## PROBLEM REQUIREMENTS
What follows is a listing to be transcribed exactly.
··· INFORMATION GIVEN
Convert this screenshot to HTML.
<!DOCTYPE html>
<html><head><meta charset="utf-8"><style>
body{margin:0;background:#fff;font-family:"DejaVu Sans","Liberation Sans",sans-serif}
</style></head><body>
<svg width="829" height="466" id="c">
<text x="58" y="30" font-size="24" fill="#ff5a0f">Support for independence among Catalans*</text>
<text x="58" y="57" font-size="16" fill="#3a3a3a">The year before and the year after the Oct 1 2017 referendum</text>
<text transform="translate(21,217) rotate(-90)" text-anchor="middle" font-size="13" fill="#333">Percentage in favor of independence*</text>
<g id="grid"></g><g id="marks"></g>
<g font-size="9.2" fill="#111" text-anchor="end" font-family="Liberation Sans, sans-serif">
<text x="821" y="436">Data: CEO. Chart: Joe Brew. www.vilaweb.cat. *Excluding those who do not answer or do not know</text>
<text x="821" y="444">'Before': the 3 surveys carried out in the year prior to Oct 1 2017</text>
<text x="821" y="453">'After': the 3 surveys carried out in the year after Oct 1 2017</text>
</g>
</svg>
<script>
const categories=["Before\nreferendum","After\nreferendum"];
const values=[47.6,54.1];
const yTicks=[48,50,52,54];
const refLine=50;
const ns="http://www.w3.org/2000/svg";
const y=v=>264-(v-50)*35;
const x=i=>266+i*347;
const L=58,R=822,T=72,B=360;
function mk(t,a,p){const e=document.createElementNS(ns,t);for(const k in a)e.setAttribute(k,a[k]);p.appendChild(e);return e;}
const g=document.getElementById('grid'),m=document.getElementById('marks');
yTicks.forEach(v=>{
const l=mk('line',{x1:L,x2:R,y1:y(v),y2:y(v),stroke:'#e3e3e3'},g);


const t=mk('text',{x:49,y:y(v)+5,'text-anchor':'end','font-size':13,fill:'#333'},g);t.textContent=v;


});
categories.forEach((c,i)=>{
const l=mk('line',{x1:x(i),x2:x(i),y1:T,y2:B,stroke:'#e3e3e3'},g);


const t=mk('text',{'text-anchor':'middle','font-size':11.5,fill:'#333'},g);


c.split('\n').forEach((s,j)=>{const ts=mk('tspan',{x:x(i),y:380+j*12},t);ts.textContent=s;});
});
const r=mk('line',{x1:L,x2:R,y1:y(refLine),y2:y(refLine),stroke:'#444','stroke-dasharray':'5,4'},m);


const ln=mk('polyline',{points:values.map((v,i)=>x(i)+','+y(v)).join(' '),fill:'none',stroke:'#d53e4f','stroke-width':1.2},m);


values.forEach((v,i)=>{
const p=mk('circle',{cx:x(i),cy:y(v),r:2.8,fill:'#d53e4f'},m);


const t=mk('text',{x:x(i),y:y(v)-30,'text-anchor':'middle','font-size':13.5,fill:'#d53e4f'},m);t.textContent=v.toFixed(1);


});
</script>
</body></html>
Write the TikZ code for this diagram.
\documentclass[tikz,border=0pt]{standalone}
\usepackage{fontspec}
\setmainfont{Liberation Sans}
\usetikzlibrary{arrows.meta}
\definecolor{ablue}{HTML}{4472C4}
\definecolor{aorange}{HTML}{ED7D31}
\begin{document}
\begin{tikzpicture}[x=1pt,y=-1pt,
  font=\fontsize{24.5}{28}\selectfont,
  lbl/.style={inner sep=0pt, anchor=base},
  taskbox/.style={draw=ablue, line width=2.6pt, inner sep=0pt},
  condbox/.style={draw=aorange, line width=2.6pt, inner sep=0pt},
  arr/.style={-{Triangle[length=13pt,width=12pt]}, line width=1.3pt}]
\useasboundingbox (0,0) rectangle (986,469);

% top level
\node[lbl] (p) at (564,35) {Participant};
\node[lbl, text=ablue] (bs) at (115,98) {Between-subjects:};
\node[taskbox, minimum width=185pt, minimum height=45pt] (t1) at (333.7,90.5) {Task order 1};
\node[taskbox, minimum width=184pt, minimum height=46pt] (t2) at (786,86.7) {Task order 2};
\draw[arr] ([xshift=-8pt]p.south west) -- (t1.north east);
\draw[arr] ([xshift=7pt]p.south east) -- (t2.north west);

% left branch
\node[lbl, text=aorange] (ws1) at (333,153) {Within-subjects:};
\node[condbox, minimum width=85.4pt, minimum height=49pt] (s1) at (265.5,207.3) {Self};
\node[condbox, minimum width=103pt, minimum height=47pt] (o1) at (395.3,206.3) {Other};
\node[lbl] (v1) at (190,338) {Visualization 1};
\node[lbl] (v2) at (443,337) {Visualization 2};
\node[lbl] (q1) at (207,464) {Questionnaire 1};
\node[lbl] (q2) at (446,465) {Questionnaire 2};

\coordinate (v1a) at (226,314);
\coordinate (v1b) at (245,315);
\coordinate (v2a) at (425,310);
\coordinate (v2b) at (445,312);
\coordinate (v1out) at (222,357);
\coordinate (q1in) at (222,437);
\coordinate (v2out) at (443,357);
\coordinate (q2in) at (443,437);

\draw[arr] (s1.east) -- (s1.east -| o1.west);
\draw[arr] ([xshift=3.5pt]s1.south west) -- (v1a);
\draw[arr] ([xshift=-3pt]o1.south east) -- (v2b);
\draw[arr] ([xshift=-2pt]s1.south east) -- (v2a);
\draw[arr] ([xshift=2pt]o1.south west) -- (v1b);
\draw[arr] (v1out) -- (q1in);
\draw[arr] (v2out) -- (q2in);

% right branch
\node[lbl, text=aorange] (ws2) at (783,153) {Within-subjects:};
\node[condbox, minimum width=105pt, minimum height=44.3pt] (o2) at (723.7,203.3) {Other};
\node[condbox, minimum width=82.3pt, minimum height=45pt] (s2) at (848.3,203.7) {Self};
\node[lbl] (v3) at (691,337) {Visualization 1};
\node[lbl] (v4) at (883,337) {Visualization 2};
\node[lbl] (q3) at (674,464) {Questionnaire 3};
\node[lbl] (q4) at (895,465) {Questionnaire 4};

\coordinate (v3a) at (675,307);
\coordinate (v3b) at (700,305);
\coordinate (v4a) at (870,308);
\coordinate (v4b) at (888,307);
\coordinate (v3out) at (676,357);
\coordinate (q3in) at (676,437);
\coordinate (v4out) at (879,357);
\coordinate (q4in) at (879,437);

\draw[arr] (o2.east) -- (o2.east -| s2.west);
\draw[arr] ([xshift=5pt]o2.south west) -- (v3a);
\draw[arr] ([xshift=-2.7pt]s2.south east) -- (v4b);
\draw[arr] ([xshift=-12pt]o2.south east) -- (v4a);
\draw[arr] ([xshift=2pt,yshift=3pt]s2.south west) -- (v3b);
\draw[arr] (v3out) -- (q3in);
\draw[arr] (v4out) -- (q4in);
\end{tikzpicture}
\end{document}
······
## RESULT OF THE TASK
Convert this screenshot to HTML.
<!DOCTYPE html>
<html><head><meta charset="utf-8"><style>
body{margin:0;background:#fff;font-family:"DejaVu Sans","Liberation Sans",sans-serif}
</style></head><body>
<svg width="829" height="466" id="c">
<text x="58" y="30" font-size="24" fill="#ff5a0f">Support for independence among Catalans*</text>
<text x="58" y="57" font-size="16" fill="#3a3a3a">The year before and the year after the Oct 1 2017 referendum</text>
<text transform="translate(21,217) rotate(-90)" text-anchor="middle" font-size="13" fill="#333">Percentage in favor of independence*</text>
<g id="grid"></g><g id="marks"></g>
<g font-size="9.2" fill="#111" text-anchor="end" font-family="Liberation Sans, sans-serif">
<text x="821" y="436">Data: CEO. Chart: Joe Brew. www.vilaweb.cat. *Excluding those who do not answer or do not know</text>
<text x="821" y="444">'Before': the 3 surveys carried out in the year prior to Oct 1 2017</text>
<text x="821" y="453">'After': the 3 surveys carried out in the year after Oct 1 2017</text>
</g>
</svg>
<script>
const categories=["Before\nreferendum","After\nreferendum"];
const values=[47.6,54.1];
const yTicks=[48,50,52,54];
const refLine=50;
const ns="http://www.w3.org/2000/svg";
const y=v=>264-(v-50)*35;
const x=i=>266+i*347;
const L=58,R=822,T=72,B=360;
function mk(t,a,p){const e=document.createElementNS(ns,t);for(const k in a)e.setAttribute(k,a[k]);p.appendChild(e);return e;}
const g=document.getElementById('grid'),m=document.getElementById('marks');
yTicks.forEach(v=>{
const l=mk('line',{x1:L,x2:R,y1:y(v),y2:y(v),stroke:'#e3e3e3'},g);


const t=mk('text',{x:49,y:y(v)+5,'text-anchor':'end','font-size':13,fill:'#333'},g);t.textContent=v;


});
categories.forEach((c,i)=>{
const l=mk('line',{x1:x(i),x2:x(i),y1:T,y2:B,stroke:'#e3e3e3'},g);


const t=mk('text',{'text-anchor':'middle','font-size':11.5,fill:'#333'},g);


c.split('\n').forEach((s,j)=>{const ts=mk('tspan',{x:x(i),y:380+j*12},t);ts.textContent=s;});
});
const r=mk('line',{x1:L,x2:R,y1:y(refLine),y2:y(refLine),stroke:'#444','stroke-dasharray':'5,4'},m);


const ln=mk('polyline',{points:values.map((v,i)=>x(i)+','+y(v)).join(' '),fill:'none',stroke:'#d53e4f','stroke-width':1.2},m);


values.forEach((v,i)=>{
const p=mk('circle',{cx:x(i),cy:y(v),r:2.8,fill:'#d53e4f'},m);


const t=mk('text',{x:x(i),y:y(v)-30,'text-anchor':'middle','font-size':13.5,fill:'#d53e4f'},m);t.textContent=v.toFixed(1);


});
</script>
</body></html>
Write the TikZ code for this diagram.
\documentclass[tikz,border=0pt]{standalone}
\usepackage{fontspec}
\setmainfont{Liberation Sans}
\usetikzlibrary{arrows.meta}
\definecolor{ablue}{HTML}{4472C4}
\definecolor{aorange}{HTML}{ED7D31}
\begin{document}
\begin{tikzpicture}[x=1pt,y=-1pt,
  font=\fontsize{24.5}{28}\selectfont,
  lbl/.style={inner sep=0pt, anchor=base},
  taskbox/.style={draw=ablue, line width=2.6pt, inner sep=0pt},
  condbox/.style={draw=aorange, line width=2.6pt, inner sep=0pt},
  arr/.style={-{Triangle[length=13pt,width=12pt]}, line width=1.3pt}]
\useasboundingbox (0,0) rectangle (986,469);

% top level
\node[lbl] (p) at (564,35) {Participant};
\node[lbl, text=ablue] (bs) at (115,98) {Between-subjects:};
\node[taskbox, minimum width=185pt, minimum height=45pt] (t1) at (333.7,90.5) {Task order 1};
\node[taskbox, minimum width=184pt, minimum height=46pt] (t2) at (786,86.7) {Task order 2};
\draw[arr] ([xshift=-8pt]p.south west) -- (t1.north east);
\draw[arr] ([xshift=7pt]p.south east) -- (t2.north west);

% left branch
\node[lbl, text=aorange] (ws1) at (333,153) {Within-subjects:};
\node[condbox, minimum width=85.4pt, minimum height=49pt] (s1) at (265.5,207.3) {Self};
\node[condbox, minimum width=103pt, minimum height=47pt] (o1) at (395.3,206.3) {Other};
\node[lbl] (v1) at (190,338) {Visualization 1};
\node[lbl] (v2) at (443,337) {Visualization 2};
\node[lbl] (q1) at (207,464) {Questionnaire 1};
\node[lbl] (q2) at (446,465) {Questionnaire 2};

\coordinate (v1a) at (226,314);
\coordinate (v1b) at (245,315);
\coordinate (v2a) at (425,310);
\coordinate (v2b) at (445,312);
\coordinate (v1out) at (222,357);
\coordinate (q1in) at (222,437);
\coordinate (v2out) at (443,357);
\coordinate (q2in) at (443,437);

\draw[arr] (s1.east) -- (s1.east -| o1.west);
\draw[arr] ([xshift=3.5pt]s1.south west) -- (v1a);
\draw[arr] ([xshift=-3pt]o1.south east) -- (v2b);
\draw[arr] ([xshift=-2pt]s1.south east) -- (v2a);
\draw[arr] ([xshift=2pt]o1.south west) -- (v1b);
\draw[arr] (v1out) -- (q1in);
\draw[arr] (v2out) -- (q2in);

% right branch
\node[lbl, text=aorange] (ws2) at (783,153) {Within-subjects:};
\node[condbox, minimum width=105pt, minimum height=44.3pt] (o2) at (723.7,203.3) {Other};
\node[condbox, minimum width=82.3pt, minimum height=45pt] (s2) at (848.3,203.7) {Self};
\node[lbl] (v3) at (691,337) {Visualization 1};
\node[lbl] (v4) at (883,337) {Visualization 2};
\node[lbl] (q3) at (674,464) {Questionnaire 3};
\node[lbl] (q4) at (895,465) {Questionnaire 4};

\coordinate (v3a) at (675,307);
\coordinate (v3b) at (700,305);
\coordinate (v4a) at (870,308);
\coordinate (v4b) at (888,307);
\coordinate (v3out) at (676,357);
\coordinate (q3in) at (676,437);
\coordinate (v4out) at (879,357);
\coordinate (q4in) at (879,437);

\draw[arr] (o2.east) -- (o2.east -| s2.west);
\draw[arr] ([xshift=5pt]o2.south west) -- (v3a);
\draw[arr] ([xshift=-2.7pt]s2.south east) -- (v4b);
\draw[arr] ([xshift=-12pt]o2.south east) -- (v4a);
\draw[arr] ([xshift=2pt,yshift=3pt]s2.south west) -- (v3b);
\draw[arr] (v3out) -- (q3in);
\draw[arr] (v4out) -- (q4in);
\end{tikzpicture}
\end{document}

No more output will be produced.